What is your opinion on green buildings and sustainability efforts?
It is about looking at the lifetime pollution that these buildings are causing in the form of global warming gases. There is a lot of talk in the developed world on this subject, and it comes up in near every conversation in Arup now. I’m on occasion skeptical, as I feel that some of this is a greenwashing agenda where one has to say the right things. I personally believe that we have to do everything we can and accelerate everything we can to make lower-polluting buildings and lower-polluting infrastructure. Having said that we can’t completely stop the economic world going around.
There is a very delicate balance between creativity and purpose. What is your advice for the younger generation of structural designers?
My advice to all the young generation is to find something you enjoy doing and pursue it; of course, that’s easier said than done because part of the enjoyment comes after you pursue it. Ambition can be a double-edged sword and hierarchy and promotion can be a corrosive tool. There is no need for it. If you are enjoying what you are doing, you are getting fulfillment from what you are doing, then you are succeeding. Some people will be naturally faster than others while some people will be naturally brighter than others. But you shouldn’t worry with that. You should worry yourself that you are getting fulfilled, that you are enjoying the work and getting fulfillment from the work. And then you have reached success. Even if your bank balance isn’t full, that is still a success.
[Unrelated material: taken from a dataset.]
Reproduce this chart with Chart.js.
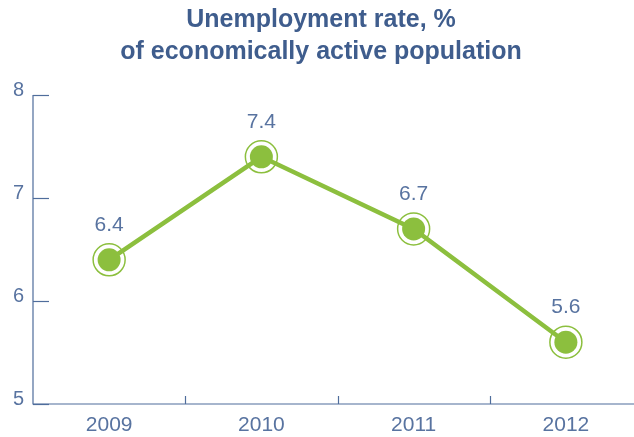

What is your mantra for success?
Success is fulfillment. It is fulfillment and the feeling that what you are doing in your waking hours is interesting and useful. Promotion in itself might give you some opportunities to be more fulfilled if that’s the case but it might do the opposite- it might make you become a desk guru or something you do not want to do. So, success is the positive feeling you feel every evening after a day’s work or every morning as you gear up to make a dream structure.